Mother of consumerism Esther Peterson: Nutritional labeling, open dating, unit pricing among her contributions.

December 24, 1997

"SHE HAD A velvet hammer." That's how Esther Peterson was described by a daughter of Lyndon Johnson, the president who made her the first White House adviser on consumer affairs. It was a fitting description of the Washington resident, who died last weekend at 91.

Another apt way to view Ms. Peterson would be "mother of the consumerism movement." Only crusader Ralph Nader has done as much to awaken the public to defective and unsafe products and misleading business practices. She did it mainly through educational campaigns and in a less confrontational way.

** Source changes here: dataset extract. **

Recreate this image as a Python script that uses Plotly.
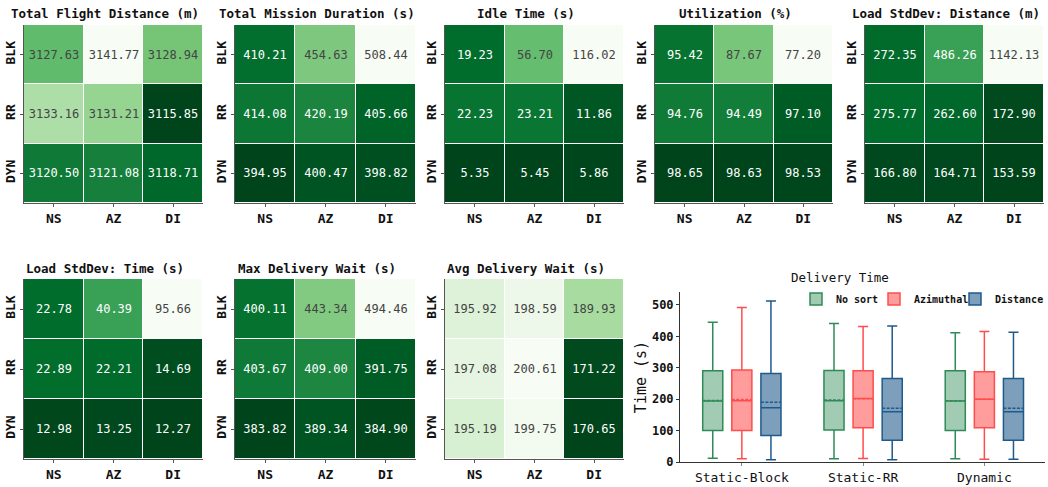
import plotly.graph_objects as go

W, H = 1048, 487
FONT = "DejaVu Sans Mono"

# ---------------- data ----------------
rows = ["BLK", "RR", "DYN"]
cols = ["NS", "AZ", "DI"]

flight_distance = [[3127.63, 3141.77, 3128.94], [3133.16, 3131.21, 3115.85], [3120.50, 3121.08, 3118.71]]
mission_duration = [[410.21, 454.63, 508.44], [414.08, 420.19, 405.66], [394.95, 400.47, 398.82]]
idle_time = [[19.23, 56.70, 116.02], [22.23, 23.21, 11.86], [5.35, 5.45, 5.86]]
utilization = [[95.42, 87.67, 77.20], [94.76, 94.49, 97.10], [98.65, 98.63, 98.53]]
load_std_dist = [[272.35, 486.26, 1142.13], [275.77, 262.60, 172.90], [166.80, 164.71, 153.59]]
load_std_time = [[22.78, 40.39, 95.66], [22.89, 22.21, 14.69], [12.98, 13.25, 12.27]]
max_wait = [[400.11, 443.34, 494.46], [403.67, 409.00, 391.75], [383.82, 389.34, 384.90]]
avg_wait = [[195.92, 198.59, 189.93], [197.08, 200.61, 171.22], [195.19, 199.75, 170.65]]

panel_titles = ["Total Flight Distance (m)", "Total Mission Duration (s)", "Idle Time (s)",
                "Utilization (%)", "Load StdDev: Distance (m)", "Load StdDev: Time (s)",
                "Max Delivery Wait (s)", "Avg Delivery Wait (s)"]
panel_data = [flight_distance, mission_duration, idle_time, utilization,
              load_std_dist, load_std_time, max_wait, avg_wait]
higher_better = [False, False, False, True, False, False, False, False]

groups = ["Static-Block", "Static-RR", "Dynamic"]
series_names = ["No sort", "Azimuthal", "Distance"]
ns_q1 = [100, 102, 100]; ns_med = [194, 195, 194]; ns_q3 = [290, 291, 290]
ns_lo = [12, 10, 10]; ns_hi = [445, 441, 411]; ns_mean = [196, 197, 195]
az_q1 = [100, 109, 109]; az_med = [195, 202, 200]; az_q3 = [293, 290, 287]
az_lo = [10, 11, 9]; az_hi = [492, 431, 415]; az_mean = [199, 201, 200]
di_q1 = [84, 69, 69]; di_med = [173, 160, 160]; di_q3 = [282, 266, 266]
di_lo = [7, 7, 9]; di_hi = [512, 433, 413]; di_mean = [190, 171, 171]
y_ticks = [0, 100, 200, 300, 400, 500]

# ---------------- styling ----------------
greens = ["#f7fcf5", "#e5f5e0", "#c7e9c0", "#a1d99b", "#74c476",
          "#41ab5d", "#238b45", "#006d2c", "#00441b"]
cscale = [[i / 8, c] for i, c in enumerate(greens)]

# pixel boxes of heatmaps (x0, x1, y0, y1)
boxes = [(24, 203, 25, 203), (235, 416, 25, 203), (445, 624, 25, 203),
         (655, 833, 25, 203), (865, 1044, 25, 203),
         (24, 203, 279, 459), (235, 416, 279, 459), (445, 624, 279, 459)]


def fx(p):
    return p / W


def fy(p):
    return 1 - p / H


fig = go.Figure()
annotations = []
layout_axes = {}

for i, (title, z, hb, (x0, x1, y0, y1)) in enumerate(zip(panel_titles, panel_data, higher_better, boxes)):
    n = i + 1
    xa = "x" if n == 1 else f"x{n}"
    ya = "y" if n == 1 else f"y{n}"
    fig.add_trace(go.Heatmap(
        z=z, x=cols, y=rows, xaxis=xa, yaxis=ya,
        colorscale=cscale, reversescale=not hb, showscale=False,
        xgap=1, ygap=1, texttemplate="%{z:.2f}",
        textfont=dict(family=FONT, size=12), hoverinfo="skip"))
    axcommon = dict(showline=True, linecolor="#555", linewidth=1, ticks="outside",
                    ticklen=3, tickcolor="#555", showgrid=False, zeroline=False,
                    automargin=False,
                    tickfont=dict(family=FONT, size=13, color="#111", weight="bold"))
    layout_axes["xaxis" if n == 1 else f"xaxis{n}"] = dict(
        domain=[fx(x0), fx(x1)], anchor=ya, type="category", **axcommon)
    layout_axes["yaxis" if n == 1 else f"yaxis{n}"] = dict(
        domain=[fy(y1), fy(y0)], anchor=xa, type="category", autorange="reversed",
        tickangle=-90, **axcommon)
    annotations.append(dict(
        text=title, xref="paper", yref="paper", x=fx((x0 + x1) / 2 - 9),
        y=fy(y0 - 11), xanchor="center", yanchor="middle", showarrow=False,
        font=dict(family=FONT, size=12.5, color="#111", weight="bold")))

# ---------------- box plot ----------------
box_specs = [
    ("No sort", ns_q1, ns_med, ns_q3, ns_lo, ns_hi, ns_mean, "#2e8b57", "rgba(46,139,87,0.45)", "legend", 796),
    ("Azimuthal", az_q1, az_med, az_q3, az_lo, az_hi, az_mean, "#ff4d4d", "rgba(255,77,77,0.55)", "legend2", 874),
    ("Distance", di_q1, di_med, di_q3, di_lo, di_hi, di_mean, "#1f5a8c", "rgba(31,90,140,0.58)", "legend3", 955),
]
legends = {}
for name, q1, med, q3, lo, hi, mean, lc, fc, lg, lx in box_specs:
    fig.add_trace(go.Box(
        name=name, x=groups, q1=q1, median=med, q3=q3, lowerfence=lo, upperfence=hi,
        mean=mean, boxmean=True, xaxis="x9", yaxis="y9", boxpoints=False,
        line=dict(color=lc, width=1.5), fillcolor=fc, whiskerwidth=0.5,
        legend=lg, hoverinfo="skip"))
    legends[lg] = dict(orientation="h", x=fx(lx), xanchor="left", y=fy(299), yanchor="middle",
                       bgcolor="rgba(0,0,0,0)",
                       font=dict(family=FONT, size=10, color="#111", weight="bold"),
                       itemwidth=30)

layout_axes["xaxis9"] = dict(
    domain=[fx(680), fx(1045)], anchor="y9", type="category", range=[-0.51, 2.5],
    showline=True, linecolor="#333", linewidth=1, ticks="outside", ticklen=3,
    tickcolor="#888", showgrid=False, automargin=False,
    tickfont=dict(family=FONT, size=13, color="#111"))
layout_axes["yaxis9"] = dict(
    domain=[fy(462), fy(292)], anchor="x9", range=[0, 541], tickvals=y_ticks,
    showline=True, linecolor="#333", linewidth=1, ticks="outside", ticklen=3,
    tickcolor="#333", showgrid=False, zeroline=False, automargin=False,
    tickfont=dict(family=FONT, size=12, color="#111", weight="bold"),
    title=dict(text="Time (s)", font=dict(family=FONT, size=15, color="#111"), standoff=1))

annotations.append(dict(
    text="Delivery Time", xref="paper", yref="paper", x=fx(840), y=fy(277),
    xanchor="center", yanchor="middle", showarrow=False,
    font=dict(family=FONT, size=12.5, color="#111")))

fig.update_layout(
    width=W, height=H, margin=dict(l=0, r=0, t=0, b=0, autoexpand=False),
    paper_bgcolor="white", plot_bgcolor="white",
    font=dict(family=FONT, color="#111"),
    boxmode="group", boxgap=0.28, boxgroupgap=0.31,
    showlegend=True,
    annotations=annotations,
    **legends,
    **layout_axes)

fig.write_html("out.html", config={"displayModeBar": False},
               post_script="document.body.style.margin='0px';")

Back in the 1930s, she organized a successful -- and genteel -- strike among women sewing aprons at home who were upset by a new company policy that would have made the work more difficult and time-consuming without an increase in wages. She was still active in the 1990s at the United Nations for the Clinton administration.

But she will be remembered in the Baltimore-Washington region primarily as the tireless, high-profile consumer voice of Giant Food Inc. One of her most frequently promoted lines: "You have a right to be informed."

Her many TV commercials touting smart shopping made her a celebrity on her frequent visits to Giant stores. She persuaded Giant to take the lead in unit pricing of shelf items; nutritional labeling of private-brand food; open dating of products that customers could easily decipher, and lots of free material on ways to be a health-conscious and wise shopper.

In all, Ms. Peterson served under four presidents, two as White House consumer adviser. Her private career as a vice president for consumer affairs at Giant didn't begin until 1971, when she was 65. Little did we know that she would still be active 25 years later.